# START OF RECORD LIST
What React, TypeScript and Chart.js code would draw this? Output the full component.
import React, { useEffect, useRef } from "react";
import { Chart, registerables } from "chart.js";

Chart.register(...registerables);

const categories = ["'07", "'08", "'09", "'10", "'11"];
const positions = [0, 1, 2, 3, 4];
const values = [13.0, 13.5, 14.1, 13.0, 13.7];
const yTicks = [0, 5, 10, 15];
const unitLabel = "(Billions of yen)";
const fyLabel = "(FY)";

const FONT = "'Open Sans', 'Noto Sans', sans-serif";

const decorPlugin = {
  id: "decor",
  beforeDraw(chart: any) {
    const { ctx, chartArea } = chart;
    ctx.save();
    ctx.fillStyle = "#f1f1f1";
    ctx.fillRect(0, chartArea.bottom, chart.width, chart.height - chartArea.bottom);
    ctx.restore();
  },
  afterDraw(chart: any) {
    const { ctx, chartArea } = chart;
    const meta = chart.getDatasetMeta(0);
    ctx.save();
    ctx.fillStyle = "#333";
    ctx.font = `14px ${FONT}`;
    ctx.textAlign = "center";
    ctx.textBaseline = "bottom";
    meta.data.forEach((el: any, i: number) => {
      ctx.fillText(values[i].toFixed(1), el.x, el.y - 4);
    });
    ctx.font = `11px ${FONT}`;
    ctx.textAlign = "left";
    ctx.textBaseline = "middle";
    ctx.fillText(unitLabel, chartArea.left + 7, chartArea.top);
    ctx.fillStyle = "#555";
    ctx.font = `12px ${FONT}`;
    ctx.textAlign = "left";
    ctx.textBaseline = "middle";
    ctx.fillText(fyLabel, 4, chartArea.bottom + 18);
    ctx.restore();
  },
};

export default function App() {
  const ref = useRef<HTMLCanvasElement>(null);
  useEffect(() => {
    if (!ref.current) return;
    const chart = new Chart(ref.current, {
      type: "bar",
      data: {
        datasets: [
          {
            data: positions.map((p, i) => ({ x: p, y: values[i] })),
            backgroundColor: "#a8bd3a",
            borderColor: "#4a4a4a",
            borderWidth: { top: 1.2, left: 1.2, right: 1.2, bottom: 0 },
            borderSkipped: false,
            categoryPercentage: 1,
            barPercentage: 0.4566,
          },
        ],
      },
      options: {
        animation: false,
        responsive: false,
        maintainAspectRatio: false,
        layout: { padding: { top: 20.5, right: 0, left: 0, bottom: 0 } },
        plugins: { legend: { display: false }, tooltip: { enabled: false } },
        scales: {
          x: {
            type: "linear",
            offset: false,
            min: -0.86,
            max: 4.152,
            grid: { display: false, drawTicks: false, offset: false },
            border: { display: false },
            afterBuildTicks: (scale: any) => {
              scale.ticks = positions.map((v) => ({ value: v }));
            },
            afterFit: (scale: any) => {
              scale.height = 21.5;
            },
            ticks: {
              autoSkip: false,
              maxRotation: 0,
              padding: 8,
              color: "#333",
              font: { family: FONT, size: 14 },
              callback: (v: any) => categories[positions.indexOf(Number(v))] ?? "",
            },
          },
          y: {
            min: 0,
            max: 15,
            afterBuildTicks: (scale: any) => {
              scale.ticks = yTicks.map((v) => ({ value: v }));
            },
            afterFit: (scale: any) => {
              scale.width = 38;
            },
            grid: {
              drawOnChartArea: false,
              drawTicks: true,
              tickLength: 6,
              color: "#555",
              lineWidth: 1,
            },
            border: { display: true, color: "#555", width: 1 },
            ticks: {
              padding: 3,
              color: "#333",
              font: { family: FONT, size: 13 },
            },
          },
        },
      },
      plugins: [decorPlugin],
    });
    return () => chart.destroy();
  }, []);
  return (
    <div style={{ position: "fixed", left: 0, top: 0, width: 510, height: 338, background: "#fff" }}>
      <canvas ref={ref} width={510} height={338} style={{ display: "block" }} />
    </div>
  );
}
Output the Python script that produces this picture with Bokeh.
# END OF RECORD LIST
WHAT IS NEEDED |
Output every entry shown above, exactly.

SOLVED EXERCISE |
What React, TypeScript and Chart.js code would draw this? Output the full component.
import React, { useEffect, useRef } from "react";
import { Chart, registerables } from "chart.js";

Chart.register(...registerables);

const categories = ["'07", "'08", "'09", "'10", "'11"];
const positions = [0, 1, 2, 3, 4];
const values = [13.0, 13.5, 14.1, 13.0, 13.7];
const yTicks = [0, 5, 10, 15];
const unitLabel = "(Billions of yen)";
const fyLabel = "(FY)";

const FONT = "'Open Sans', 'Noto Sans', sans-serif";

const decorPlugin = {
  id: "decor",
  beforeDraw(chart: any) {
    const { ctx, chartArea } = chart;
    ctx.save();
    ctx.fillStyle = "#f1f1f1";
    ctx.fillRect(0, chartArea.bottom, chart.width, chart.height - chartArea.bottom);
    ctx.restore();
  },
  afterDraw(chart: any) {
    const { ctx, chartArea } = chart;
    const meta = chart.getDatasetMeta(0);
    ctx.save();
    ctx.fillStyle = "#333";
    ctx.font = `14px ${FONT}`;
    ctx.textAlign = "center";
    ctx.textBaseline = "bottom";
    meta.data.forEach((el: any, i: number) => {
      ctx.fillText(values[i].toFixed(1), el.x, el.y - 4);
    });
    ctx.font = `11px ${FONT}`;
    ctx.textAlign = "left";
    ctx.textBaseline = "middle";
    ctx.fillText(unitLabel, chartArea.left + 7, chartArea.top);
    ctx.fillStyle = "#555";
    ctx.font = `12px ${FONT}`;
    ctx.textAlign = "left";
    ctx.textBaseline = "middle";
    ctx.fillText(fyLabel, 4, chartArea.bottom + 18);
    ctx.restore();
  },
};

export default function App() {
  const ref = useRef<HTMLCanvasElement>(null);
  useEffect(() => {
    if (!ref.current) return;
    const chart = new Chart(ref.current, {
      type: "bar",
      data: {
        datasets: [
          {
            data: positions.map((p, i) => ({ x: p, y: values[i] })),
            backgroundColor: "#a8bd3a",
            borderColor: "#4a4a4a",
            borderWidth: { top: 1.2, left: 1.2, right: 1.2, bottom: 0 },
            borderSkipped: false,
            categoryPercentage: 1,
            barPercentage: 0.4566,
          },
        ],
      },
      options: {
        animation: false,
        responsive: false,
        maintainAspectRatio: false,
        layout: { padding: { top: 20.5, right: 0, left: 0, bottom: 0 } },
        plugins: { legend: { display: false }, tooltip: { enabled: false } },
        scales: {
          x: {
            type: "linear",
            offset: false,
            min: -0.86,
            max: 4.152,
            grid: { display: false, drawTicks: false, offset: false },
            border: { display: false },
            afterBuildTicks: (scale: any) => {
              scale.ticks = positions.map((v) => ({ value: v }));
            },
            afterFit: (scale: any) => {
              scale.height = 21.5;
            },
            ticks: {
              autoSkip: false,
              maxRotation: 0,
              padding: 8,
              color: "#333",
              font: { family: FONT, size: 14 },
              callback: (v: any) => categories[positions.indexOf(Number(v))] ?? "",
            },
          },
          y: {
            min: 0,
            max: 15,
            afterBuildTicks: (scale: any) => {
              scale.ticks = yTicks.map((v) => ({ value: v }));
            },
            afterFit: (scale: any) => {
              scale.width = 38;
            },
            grid: {
              drawOnChartArea: false,
              drawTicks: true,
              tickLength: 6,
              color: "#555",
              lineWidth: 1,
            },
            border: { display: true, color: "#555", width: 1 },
            ticks: {
              padding: 3,
              color: "#333",
              font: { family: FONT, size: 13 },
            },
          },
        },
      },
      plugins: [decorPlugin],
    });
    return () => chart.destroy();
  }, []);
  return (
    <div style={{ position: "fixed", left: 0, top: 0, width: 510, height: 338, background: "#fff" }}>
      <canvas ref={ref} width={510} height={338} style={{ display: "block" }} />
    </div>
  );
}
Output the Python script that produces this picture with Bokeh.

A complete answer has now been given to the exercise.